L’équipe de l’Université Laval était composée de six étudiants placés sous ma supervision. Pour des raisons personnelles, qui n’ont rien à voir avec la qualité ou l’intérêt du travail qui avait été fait, deux de ces étudiants ont choisi de ne pas poursuivre plus avant l’aventure et de ne pas retravailler leur contribution en vue de la publication. Quatre étudiants ont décidé de publier le résultat de leurs recherches et leurs contributions donnent une excellente idée des fructueux débats auxquels ce séminaire a donné lieu.

— Diane Denis se spécialise dans le domaine du bouddhisme tibétain et étudie le Dharmadharmatāvibhāga (« La distinction entre les phénomènes et leur vraie nature »), un texte du troisième siècle de notre ère attribué à un certain Maitreya. Dans un article qu’elle intitule « Le rôle d’une spécialiste en études bouddhiques dans l’espace public québécois actuel », Mme Denis mène une enquête sur les positions variées et souvent contradictoires que bouddhistes, spécialistes du bouddhisme et sympathisants de spiritualités contemporaines prennent par rapport à l’auteur de ce petit traité. L’analyse de ces données lui permet de réfléchir à la façon dont les spécialistes interviennent sur la place publique, parfois même sans s’en rendre compte.

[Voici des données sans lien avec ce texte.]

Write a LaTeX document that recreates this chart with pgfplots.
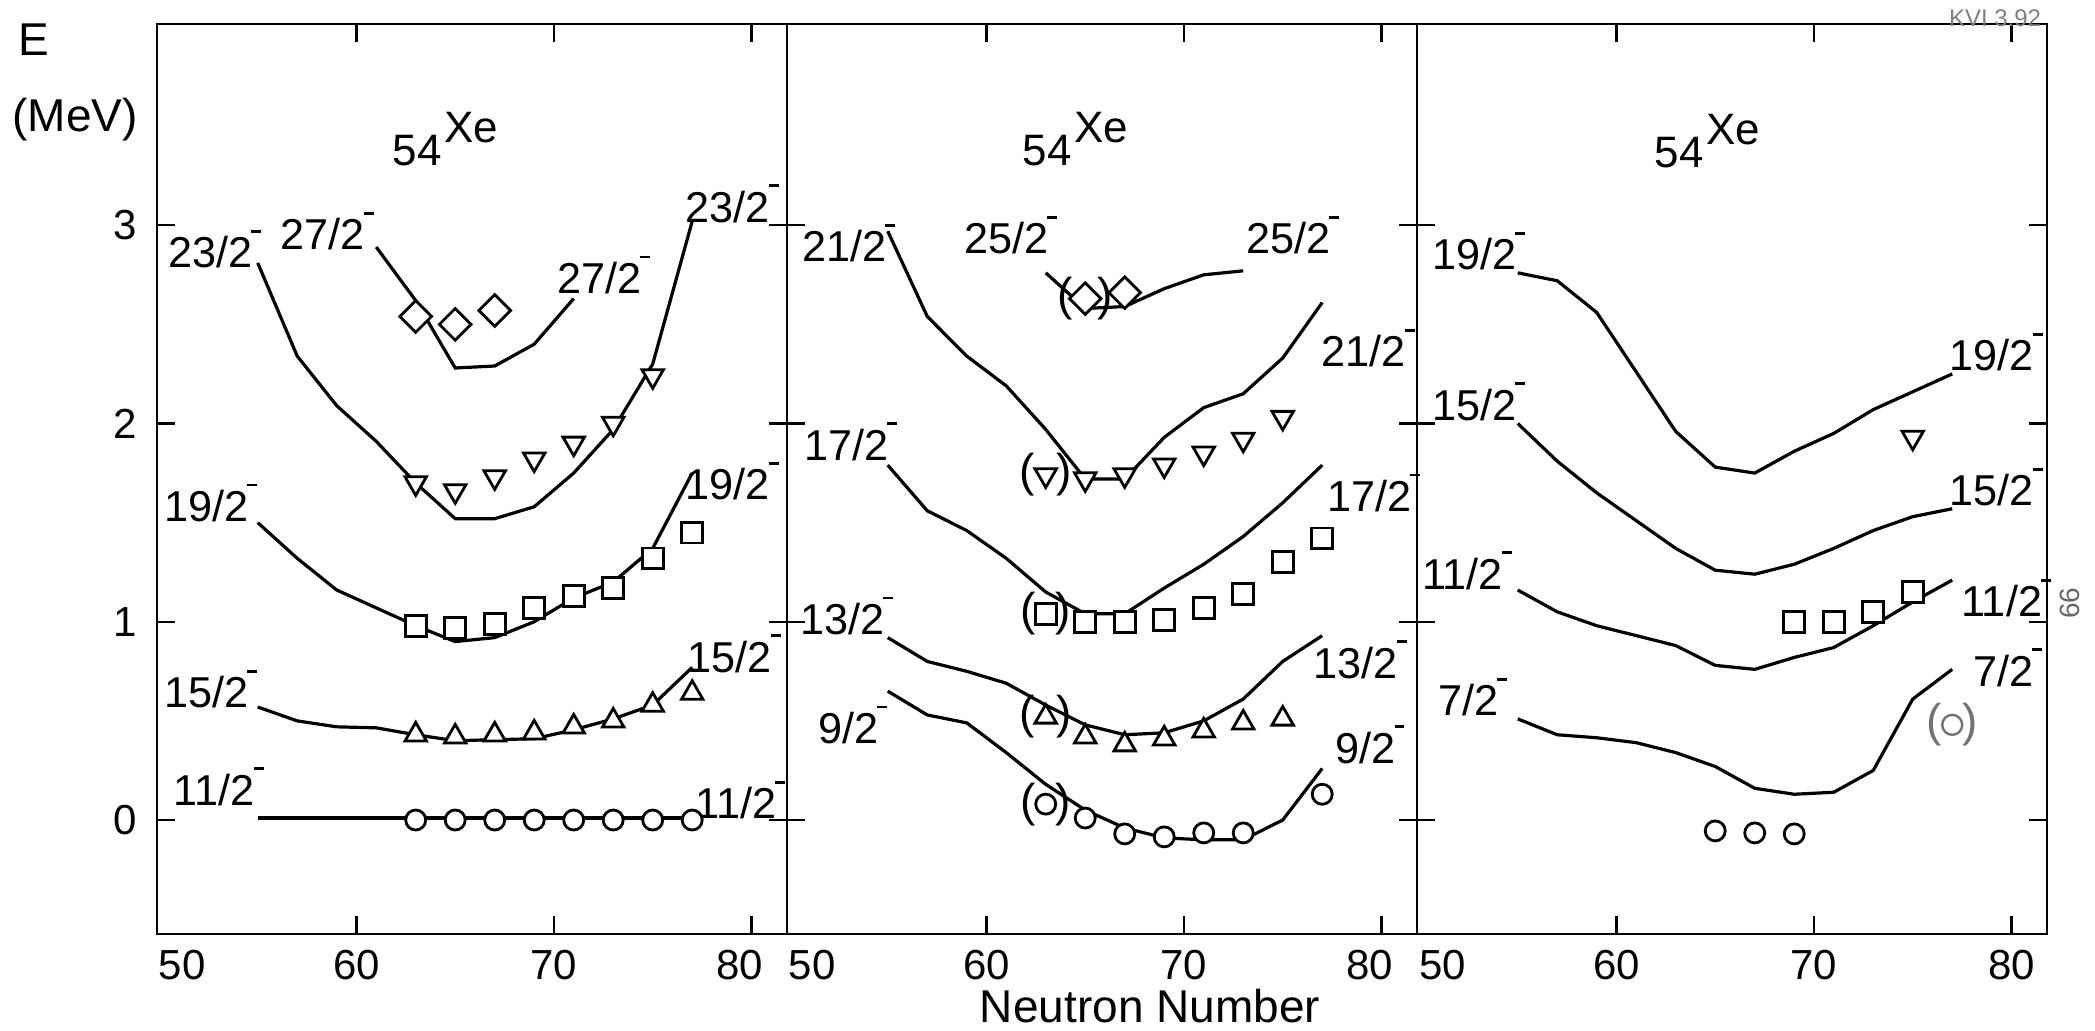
\documentclass[border=0pt]{standalone}
\usepackage{fontspec}
\setmainfont{Liberation Sans}
\usepackage{pgfplots}
\pgfplotsset{compat=1.18}

\newcommand\jl[1]{#1\rlap{\hspace{-0.3pt}\raisebox{8.8pt}{\rule{2.5pt}{0.7pt}}}}
\newcommand\lf{\fontsize{10.8}{12}\selectfont}

\pgfplotsset{
  panel/.style={
    width=157.5pt, height=227.5pt, scale only axis,
    anchor=south west,
    xmin=49.9, xmax=81.8, ymin=-0.575, ymax=4.015,
    xtick={60,70,80},
    extra x ticks={50},
    extra x tick labels={\hphantom{00}50},
    extra x tick style={major tick length=0pt},
    ytick={0,1,2,3},
    tick align=inside,
    major tick length=4.5pt,
    axis line style={line width=0.7pt},
    every tick/.style={black, line width=0.6pt},
    tick label style={font=\fontsize{10.5}{12}\selectfont},
    yticklabel style={xshift=-1.5pt},
    xticklabel style={yshift=-0.6pt},
    clip=false,
  },
  curve/.style={black, line width=0.8pt, mark=none},
  circ/.style={only marks, mark=*, mark size=2.5pt, mark options={fill=white, draw=black, line width=0.7pt}},
  tri/.style={only marks, mark=triangle*, mark size=3.1pt, mark options={fill=white, draw=black, line width=0.7pt}},
  itri/.style={only marks, mark=triangle*, mark size=3.1pt, mark options={rotate=180, fill=white, draw=black, line width=0.7pt}},
  sq/.style={only marks, mark=square*, mark size=2.6pt, mark options={fill=white, draw=black, line width=0.7pt}},
  dia/.style={only marks, mark=square*, mark size=2.8pt, mark options={rotate=45, fill=white, draw=black, line width=0.7pt}},
}
\tikzset{
  lab/.style={font=\lf, inner sep=0pt, anchor=center},
  par/.style={font=\fontsize{11.5}{12}\selectfont, inner sep=0pt},
  ttl/.style={font=\fontsize{11}{12}\selectfont, inner sep=0pt, anchor=base west},
}

\begin{document}
\begin{tikzpicture}
\useasboundingbox (0,0) rectangle (523.75pt,257.5pt);

% ---------------- Panel 1 ----------------
\begin{axis}[panel, at={(39.25pt,24pt)}, yticklabels={0,1,2,3}, xticklabels={60,70,80\hphantom{0}}]
\addplot[curve] coordinates {(55,0.01)(57,0.01)(59,0.01)(61,0.01)(63,0.01)(65,0.01)(67,0.01)(69,0.01)(71,0.01)(73,0.01)(75,0.01)(77,0.01)};
\addplot[curve] coordinates {(55,0.57)(57,0.50)(59,0.47)(61,0.465)(63,0.43)(65,0.40)(67,0.405)(69,0.41)(71,0.455)(73,0.51)(75,0.58)(77,0.77)};
\addplot[curve] coordinates {(55,1.50)(57,1.32)(59,1.16)(61,1.07)(63,0.98)(65,0.90)(67,0.92)(69,1.00)(71,1.12)(73,1.20)(75,1.37)(77,1.75)};
\addplot[curve] coordinates {(55,2.81)(57,2.34)(59,2.09)(61,1.91)(63,1.70)(65,1.52)(67,1.52)(69,1.58)(71,1.75)(73,1.97)(75,2.30)(77,3.02)};
\addplot[curve] coordinates {(61,2.89)(63,2.62)(65,2.28)(67,2.29)(69,2.40)(71,2.63)};
\addplot[circ] coordinates {(63,0)(65,0)(67,0)(69,0)(71,0)(73,0)(75,0)(77,0)};
\addplot[tri] coordinates {(63,0.43)(65,0.42)(67,0.43)(69,0.44)(71,0.47)(73,0.50)(75,0.58)(77,0.64)};
\addplot[sq] coordinates {(63,0.98)(65,0.97)(67,0.99)(69,1.07)(71,1.13)(73,1.17)(75,1.32)(77,1.45)};
\addplot[itri] coordinates {(63,1.70)(65,1.66)(67,1.73)(69,1.82)(71,1.90)(73,2.00)(75,2.24)};
\addplot[dia] coordinates {(63,2.54)(65,2.50)(67,2.57)};
\node[ttl] at (axis cs:61.8,3.30) {54\hspace{0.6pt}\raisebox{5.75pt}{Xe}};
\node[lab] at (axis cs:52.6,2.88) {\jl{23/2}};
\node[lab] at (axis cs:58.3,2.97) {\jl{27/2}};
\node[lab] at (axis cs:72.3,2.75) {\jl{27/2}};
\node[lab] at (axis cs:78.8,3.11) {\jl{23/2}};
\node[lab] at (axis cs:52.4,1.60) {\jl{19/2}};
\node[lab] at (axis cs:78.8,1.71) {\jl{19/2}};
\node[lab] at (axis cs:52.4,0.66) {\jl{15/2}};
\node[lab] at (axis cs:78.9,0.84) {\jl{15/2}};
\node[lab] at (axis cs:52.8,0.17) {\jl{11/2}};
\node[lab] at (axis cs:79.2,0.10) {\jl{11/2}};
\end{axis}

% ---------------- Panel 2 ----------------
\begin{axis}[panel, at={(196.75pt,24pt)}, yticklabels={}, xticklabels={60,70,80\hphantom{0}}]
\addplot[curve] coordinates {(55,0.65)(57,0.53)(59,0.49)(61,0.34)(63,0.18)(65,0.05)(67,-0.04)(69,-0.09)(71,-0.10)(73,-0.10)(75,0.00)(77,0.26)};
\addplot[curve] coordinates {(55,0.92)(57,0.80)(59,0.75)(61,0.69)(63,0.58)(65,0.48)(67,0.43)(69,0.44)(71,0.50)(73,0.61)(75,0.80)(77,0.93)};
\addplot[curve] coordinates {(55,1.79)(57,1.56)(59,1.46)(61,1.32)(63,1.15)(65,1.04)(67,1.04)(69,1.17)(71,1.29)(73,1.43)(75,1.60)(77,1.79)};
\addplot[curve] coordinates {(55,2.97)(57,2.54)(59,2.34)(61,2.19)(63,1.97)(65,1.72)(67,1.72)(69,1.93)(71,2.08)(73,2.15)(75,2.33)(77,2.61)};
\addplot[curve] coordinates {(63,2.76)(65,2.58)(67,2.59)(69,2.68)(71,2.75)(73,2.77)};
\addplot[circ] coordinates {(63,0.08)(65,0.01)(67,-0.07)(69,-0.085)(71,-0.065)(73,-0.065)(77,0.13)};
\addplot[tri] coordinates {(63,0.52)(65,0.42)(67,0.38)(69,0.41)(71,0.45)(73,0.49)(75,0.51)};
\addplot[sq] coordinates {(63,1.04)(65,1.00)(67,1.00)(69,1.01)(71,1.07)(73,1.14)(75,1.30)(77,1.42)};
\addplot[itri] coordinates {(63,1.74)(65,1.72)(67,1.74)(69,1.79)(71,1.85)(73,1.92)(75,2.03)};
\addplot[dia] coordinates {(65,2.63)(67,2.66)};
\node[par] at (axis cs:63,0.08) {(\hspace{5pt})};
\node[par] at (axis cs:63,0.52) {(\hspace{5.5pt})};
\node[par] at (axis cs:63,1.04) {(\hspace{5pt})};
\node[par] at (axis cs:63,1.74) {(\hspace{5.5pt})};
\node[par] at (axis cs:65,2.63) {(\hspace{6pt})};
\node[ttl] at (axis cs:61.8,3.30) {54\hspace{0.6pt}\raisebox{5.75pt}{Xe}};
\node[lab] at (axis cs:61.0,2.95) {\jl{25/2}};
\node[lab] at (axis cs:75.3,2.95) {\jl{25/2}};
\node[lab] at (axis cs:52.8,2.91) {\jl{21/2}};
\node[lab] at (axis cs:79.1,2.38) {\jl{21/2}};
\node[lab] at (axis cs:52.9,1.91) {\jl{17/2}};
\node[lab] at (axis cs:79.4,1.65) {\jl{17/2}};
\node[lab] at (axis cs:52.7,1.03) {\jl{13/2}};
\node[lab] at (axis cs:78.7,0.81) {\jl{13/2}};
\node[lab] at (axis cs:53.0,0.48) {\jl{9/2}};
\node[lab] at (axis cs:79.2,0.38) {\jl{9/2}};
\end{axis}

% ---------------- Panel 3 ----------------
\begin{axis}[panel, at={(354.25pt,24pt)}, yticklabels={}, xticklabels={60,70,80}]
\addplot[curve] coordinates {(55,0.51)(57,0.43)(59,0.415)(61,0.39)(63,0.34)(65,0.27)(67,0.16)(69,0.13)(71,0.14)(73,0.25)(75,0.61)(77,0.76)};
\addplot[curve] coordinates {(55,1.16)(57,1.05)(59,0.98)(61,0.93)(63,0.88)(65,0.78)(67,0.76)(69,0.82)(71,0.87)(73,0.98)(75,1.10)(77,1.21)};
\addplot[curve] coordinates {(55,2.00)(57,1.81)(59,1.65)(61,1.51)(63,1.37)(65,1.26)(67,1.24)(69,1.29)(71,1.37)(73,1.46)(75,1.53)(77,1.57)};
\addplot[curve] coordinates {(55,2.76)(57,2.72)(59,2.56)(61,2.26)(63,1.96)(65,1.78)(67,1.75)(69,1.86)(71,1.95)(73,2.07)(75,2.16)(77,2.25)};
\addplot[circ] coordinates {(65,-0.055)(67,-0.065)(69,-0.07)};
\addplot[circ, mark options={fill=white, draw=black!55, line width=0.6pt}] coordinates {(77,0.48)};
\addplot[sq] coordinates {(69,1.00)(71,1.00)(73,1.05)(75,1.15)};
\addplot[itri] coordinates {(75,1.93)};
\node[par, text=black!55] at (axis cs:77,0.48) {(\hspace{5pt})};
\node[ttl] at (axis cs:61.9,3.29) {54\hspace{0.6pt}\raisebox{5.75pt}{Xe}};
\node[lab] at (axis cs:52.8,2.87) {\jl{19/2}};
\node[lab] at (axis cs:79.0,2.36) {\jl{19/2}};
\node[lab] at (axis cs:52.8,2.11) {\jl{15/2}};
\node[lab] at (axis cs:79.0,1.68) {\jl{15/2}};
\node[lab] at (axis cs:52.2,1.26) {\jl{11/2}};
\node[lab] at (axis cs:79.5,1.12) {\jl{11/2}};
\node[lab] at (axis cs:52.5,0.62) {\jl{7/2}};
\node[lab] at (axis cs:79.6,0.77) {\jl{7/2}};
\end{axis}

% ---------------- outer texts ----------------
\node[font=\fontsize{11.5}{13}\selectfont, inner sep=0pt] at (8.5pt,247.5pt) {E};
\node[font=\fontsize{11.5}{13}\selectfont, inner sep=0pt] at (18.75pt,227.5pt) {(MeV)};
\node[font=\fontsize{11.5}{13}\selectfont, inner sep=0pt] at (287.5pt,6pt) {Neutron Number};
\node[font=\fontsize{6}{7}\selectfont, text=black!50, inner sep=0pt] at (498.75pt,253pt) {KVI 3.92};
\node[font=\fontsize{7}{8}\selectfont, text=black!60, inner sep=0pt, rotate=90] at (517.5pt,106.75pt) {66};
\end{tikzpicture}
\end{document}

— Julio Cesar Dias Chaves fait sa thèse sur l’apocalyptique dans le codex V de la collection d’écrits coptes de Nag Hammadi et son rapport avec la littérature copte du quatrième siècle. Dans « De l’apocalyptique et de la gnose ancienne à ses avatars contemporains : réflexions d’un étudiant du codex V de Nag Hammadi », il réfléchit au rôle d’un chercheur qui se spécialise en christianisme ancien, et plus particulièrement sur la littérature apocalyptique et la gnose, dans un espace public à l’affût de toute nouvelle découverte susceptible de déstabiliser le christianisme, ainsi qu’à la réception de son propre travail de spécialiste par le grand public.

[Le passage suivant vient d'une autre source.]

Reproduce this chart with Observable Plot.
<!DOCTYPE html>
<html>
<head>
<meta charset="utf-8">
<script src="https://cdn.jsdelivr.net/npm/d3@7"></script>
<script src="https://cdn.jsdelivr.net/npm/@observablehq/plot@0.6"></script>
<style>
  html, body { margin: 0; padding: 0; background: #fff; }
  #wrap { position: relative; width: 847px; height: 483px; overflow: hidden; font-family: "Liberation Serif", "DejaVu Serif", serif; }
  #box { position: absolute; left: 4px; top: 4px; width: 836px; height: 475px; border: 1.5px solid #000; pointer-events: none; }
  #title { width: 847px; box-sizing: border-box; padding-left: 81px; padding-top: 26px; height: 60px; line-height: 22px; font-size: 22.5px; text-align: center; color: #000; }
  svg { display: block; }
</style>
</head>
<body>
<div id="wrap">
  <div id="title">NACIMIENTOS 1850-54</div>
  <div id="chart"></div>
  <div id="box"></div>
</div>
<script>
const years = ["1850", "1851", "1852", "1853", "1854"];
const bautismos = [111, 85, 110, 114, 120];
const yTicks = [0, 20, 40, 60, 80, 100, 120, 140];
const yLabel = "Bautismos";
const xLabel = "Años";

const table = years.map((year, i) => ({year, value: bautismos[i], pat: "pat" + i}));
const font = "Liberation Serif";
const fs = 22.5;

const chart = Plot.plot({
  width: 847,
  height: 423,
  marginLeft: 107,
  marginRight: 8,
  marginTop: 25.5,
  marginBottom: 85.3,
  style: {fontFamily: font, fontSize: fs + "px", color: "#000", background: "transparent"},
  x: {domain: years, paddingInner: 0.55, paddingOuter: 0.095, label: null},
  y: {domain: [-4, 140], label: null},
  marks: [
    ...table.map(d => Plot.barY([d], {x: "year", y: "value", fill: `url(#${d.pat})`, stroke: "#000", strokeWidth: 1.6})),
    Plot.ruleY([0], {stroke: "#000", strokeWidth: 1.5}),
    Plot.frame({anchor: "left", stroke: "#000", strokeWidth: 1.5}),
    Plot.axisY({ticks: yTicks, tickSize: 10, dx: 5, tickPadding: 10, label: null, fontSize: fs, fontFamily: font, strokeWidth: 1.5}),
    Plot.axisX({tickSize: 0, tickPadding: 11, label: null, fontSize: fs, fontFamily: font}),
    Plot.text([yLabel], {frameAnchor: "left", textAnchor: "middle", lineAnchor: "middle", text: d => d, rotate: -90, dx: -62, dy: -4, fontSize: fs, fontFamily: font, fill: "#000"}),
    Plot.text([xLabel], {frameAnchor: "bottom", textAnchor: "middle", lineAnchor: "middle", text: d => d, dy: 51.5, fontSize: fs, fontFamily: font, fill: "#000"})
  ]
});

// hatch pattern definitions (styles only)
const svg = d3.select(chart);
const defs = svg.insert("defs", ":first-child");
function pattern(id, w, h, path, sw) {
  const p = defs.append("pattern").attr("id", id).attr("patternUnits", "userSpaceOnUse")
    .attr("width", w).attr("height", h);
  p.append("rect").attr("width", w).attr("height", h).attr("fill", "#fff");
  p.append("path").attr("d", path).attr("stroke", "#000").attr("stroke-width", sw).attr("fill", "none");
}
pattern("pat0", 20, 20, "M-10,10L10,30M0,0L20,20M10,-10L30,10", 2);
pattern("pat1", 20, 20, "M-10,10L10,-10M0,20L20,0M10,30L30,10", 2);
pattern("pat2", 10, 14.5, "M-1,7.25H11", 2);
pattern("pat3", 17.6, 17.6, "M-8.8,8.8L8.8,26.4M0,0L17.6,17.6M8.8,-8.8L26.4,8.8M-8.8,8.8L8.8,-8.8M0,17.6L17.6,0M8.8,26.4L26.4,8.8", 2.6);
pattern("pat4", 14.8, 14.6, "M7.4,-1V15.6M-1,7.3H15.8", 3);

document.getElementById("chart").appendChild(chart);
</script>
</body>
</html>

— Eric Crégheur étudie les LivresdeIéou, un traité gnostique généralement daté du quatrième siècle de notre ère, conservé uniquement en copte et encore très peu connu. Sa contribution, intitulée « Les facteurs régissant la réception publique d’un texte ancien », s’interroge sur les raisons qui font qu’un texte ancien surgisse dans l’espace public contemporain, ou au contraire paraisse dénué de tout intérêt.

— Une dernière contribution est intitulée : « Le débat sur l’implantation de tribunaux islamiques tel que reflété par les journaux québécois La Presse et Le Devoir (2003-2005) ». Mohammed Zehiri s’y demande si un chercheur qui se spécialise sur la question de l’évolution de la magistrature au Maroc avant et après la période de l’indépendance de ce pays peut également contribuer à un débat concernant l’éventuelle implantation de tribunaux d’arbitrage islamiques, qui a déjà eu lieu surtout en Ontario il y a quelques années et qui peut toujours resurgir au Québec.

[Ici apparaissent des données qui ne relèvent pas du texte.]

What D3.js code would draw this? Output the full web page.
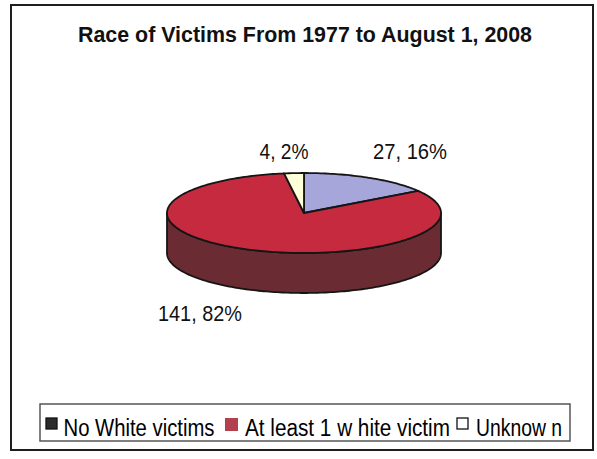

Toutes ces analyses insistent sur la façon dont des textes anciens ou des institutions traditionnelles sont « reçus[1] » dans l’espace public contemporain. H.R. Jauss a créé en effet une révolution en littérature en mettant l’accent sur le lecteur d’une oeuvre plutôt que sur le texte lui-même et son auteur. Non pas que le texte et son auteur ne soient pas fondamentaux, mais il ne peut non plus y avoir d’oeuvre sans que le lecteur à qui elle s’adresse n’y soit présent d’une certaine façon. Jauss a montré combien il était fructueux de considérer que des oeuvres ou des réalités qui ont jadis existé dans un premier horizon, pouvaient changer successivement d’horizon et être finalement reçues par nos contemporains d’une façon totalement différente. Un texte bouddhique comme le Dharmadharmatāvibhāga relève d’une école particulière et doit d’abord s’interpréter à l’intérieur de cette tradition, dira l’historien. Il en va de même d’un personnage comme Maitreya qui peut successivement changer d’identité suivant les milieux qui décident de recevoir son message. Les textes à tendance apocalyptique ou gnostique conservés en copte sont aussi apparus dans un contexte religieux spécifique, même s’ils ont été marginalisés et se sont perdus. La magistrature marocaine s’inspire d’une école juridique spécifique, à savoir l’école malékite, et constitue un exemple d’adaptation du droit musulman respectueuse des principes de base de la tradition. Quoi qu’il en soit, ces textes bouddhique ou chrétiens, ou encore ces institutions musulmanes se retrouvent de nos jours dans un espace public ouvert et y circulent souvent sans limites apparentes. On peut avoir l’impression que, dans ce nouvel espace, l’interprétation de ces textes ou de ces institutions risque de s’affoler. La libre circulation dans un espace public décloisonné oblige à réfléchir à nouveau au rôle des spécialistes qui, au nom de la science, se croient parfois libres de tout dire ou de tout faire. Sans doute reste-t-il des institutions, des groupements qui revendiquent une place dans cet espace public, mais c’est aussi l’individu qui se saisit librement de ces données et qui y construit sa propre vérité d’une façon qui peut étonner. Autant de sujets auxquels les quatre contributions de ce dossier nous invitent à réfléchir, chacune à sa façon.